Further complicating the analysis: apportionment of House districts must respect the various civil rights laws that may or may not be among the "other factors". Think about it this way: "Maximize Republican-leaning districts" might produce fewer Republican-leaning districts than "Maximize Republican-leaning districts subject to producing at least one or two majority-minority districts" does, particularly if the majority-minority districts tend to lean Democratic.
My focus has generally been on the dense-packing of welfare recipients and latte liberals into dysfunctional cities.
Without the legions of desperate constituents to hold up as continued evidence of institutionalized oppression, such incumbents have a tougher time getting re-elected. The political integration of Congressional districts might be a necessary step toward the economic integration of communities.
Such political integration might be difficult, though, for reasons Crooked Timber's John Holbo details.

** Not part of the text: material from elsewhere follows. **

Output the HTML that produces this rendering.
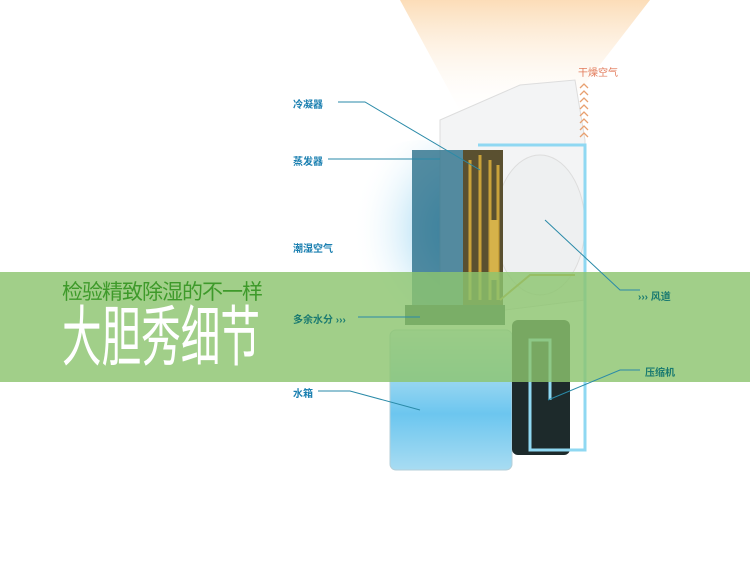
<!DOCTYPE html>
<html><head><meta charset="utf-8"><style>
body{margin:0;width:750px;height:585px;overflow:hidden;background:#fff;font-family:"Liberation Sans","Noto Sans CJK SC",sans-serif;position:relative}
.l{position:absolute;font-size:10px;color:#1a7fb0;font-weight:bold}
</style></head><body>
<svg width="750" height="585" style="position:absolute;left:0;top:0">
<defs>
<linearGradient id="sun" x1="0" y1="0" x2="0" y2="1"><stop offset="0" stop-color="#fbd9b0" stop-opacity=".9"/><stop offset="1" stop-color="#fff" stop-opacity="0"/></linearGradient>
<radialGradient id="blue" cx=".8" cy=".5" r=".7"><stop offset="0" stop-color="#1aa0e0"/><stop offset="1" stop-color="#fff" stop-opacity="0"/></radialGradient>
<linearGradient id="tank" x1="0" y1="0" x2="0" y2="1"><stop offset="0" stop-color="#d9eef5"/><stop offset=".6" stop-color="#6cc6ef"/><stop offset="1" stop-color="#a8dcf2"/></linearGradient>
</defs>
<polygon points="400,0 650,0 565,110 465,120" fill="url(#sun)"/>
<ellipse cx="420" cy="230" rx="85" ry="90" fill="url(#blue)" opacity=".8"/>
<polygon points="440,120 520,85 575,80 585,140 585,300 505,310 440,310" fill="#f3f4f5" stroke="#ddd"/>
<ellipse cx="540" cy="225" rx="45" ry="70" fill="#eef0f1" stroke="#ddd"/>
<rect x="412" y="150" width="55" height="160" fill="#2a6f8a" opacity=".8"/>
<rect x="463" y="150" width="40" height="160" fill="#5a5030"/>
<g stroke="#c9a23a" stroke-width="3" fill="none">
<path d="M470 160 v140 M480 155 v145 M490 160 v140 M498 165 v135"/>
</g>
<rect x="490" y="220" width="8" height="60" fill="#d6b24a"/>
<path d="M500 300 L530 275 H575" stroke="#c9a23a" stroke-width="2" fill="none"/>
<rect x="405" y="305" width="100" height="20" fill="#2a4a45"/>
<rect x="390" y="330" width="122" height="140" rx="6" fill="url(#tank)" stroke="#b5cfd8"/>
<rect x="512" y="320" width="58" height="135" rx="6" fill="#1d2a2b"/>
<path d="M478 145 H585 V450 H530 V340 H550 V400" stroke="#8fd8f2" stroke-width="3" fill="none"/>
<rect x="0" y="272" width="750" height="110" fill="#8cc46f" opacity=".82"/>
<g stroke="#2a8aa8" stroke-width="1" fill="none">
<path d="M338 102 H365 L480 170"/>
<path d="M328 159 H440"/>
<path d="M545 220 L620 290 H640"/>
<path d="M358 317 H420"/>
<path d="M318 391 H350 L420 410"/>
<path d="M640 370 H620 L548 400"/>
</g>
<g fill="none" stroke="#e8a070" stroke-width="1.3">
<path d="M580 88 l4 -4 4 4 M580 95 l4 -4 4 4 M580 102 l4 -4 4 4 M580 109 l4 -4 4 4 M580 116 l4 -4 4 4 M580 123 l4 -4 4 4 M580 130 l4 -4 4 4 M580 137 l4 -4 4 4"/>
</g>
</svg>
<div class="l" style="left:293px;top:96px">冷凝器</div>
<div class="l" style="left:293px;top:153px">蒸发器</div>
<div class="l" style="left:293px;top:240px">潮湿空气</div>
<div class="l" style="left:293px;top:311px;color:#1a7a70">多余水分 ›››</div>
<div class="l" style="left:293px;top:385px">水箱</div>
<div class="l" style="left:638px;top:288px;color:#1a7a70">››› 风道</div>
<div class="l" style="left:645px;top:364px;color:#1a7a70">压缩机</div>
<div class="l" style="left:578px;top:64px;color:#e27a5a;font-weight:normal">干燥空气</div>
<div style="position:absolute;left:62px;top:276px;font-size:21px;color:#3e9a2a;letter-spacing:-1px;white-space:nowrap">检验精致除湿的不一样</div>
<div style="position:absolute;left:62px;top:301px;font-size:66px;color:#fff;white-space:nowrap;transform:scaleX(.6);transform-origin:0 0;line-height:72px">大胆秀细节</div>
</body></html>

When you gerrymander, you aren’t trying to generate cocoons in which your voters are so concentrated the other side has no shot in hell: 80-20 districts, let’s call them. That’s wasteful of your own votes. You want 55-45 districts. That’s safe. To maximize such safe results, overall, you want to concentrate the other side’s votes in a few 80-20 districts, where possible. So if, in a given state, Republicans are 40%, Dems 60%, you want to massage that out into a whole bunch of 55% Republican districts, socking away the irreducibly huge Democratic remainder in overwhelming Dem stronghold districts where the vote basically goes to electoral waste. This seems like a recipe not just for effective disenfranchisement of the opposition (that is the intention) but also for driving the opposition to internal division. In 80-20 Democratic districts you would expect very left-wing Democrats to do especially well. In 55-45 Republican districts, Dems trying to prevail against the odds would need to be very different kinds of creatures. So you would, in effect, be driving a wedge, making it hard for the Dems from different types of districts to present a unified front, since visible mutual association could be a liability for each.
Now impose the constraint called for in the current incarnation of the Voting Rights Act, which creates an obligation to give ethnic minorities a reasonable shot at winning such districts.  Thus the 80-20 districts become fiefdoms for ward-heelers whose aspect reinforces the propensity of those 55 percent Republicans to turn out to vote, whilst making the 45 percent Democrats distance themselves.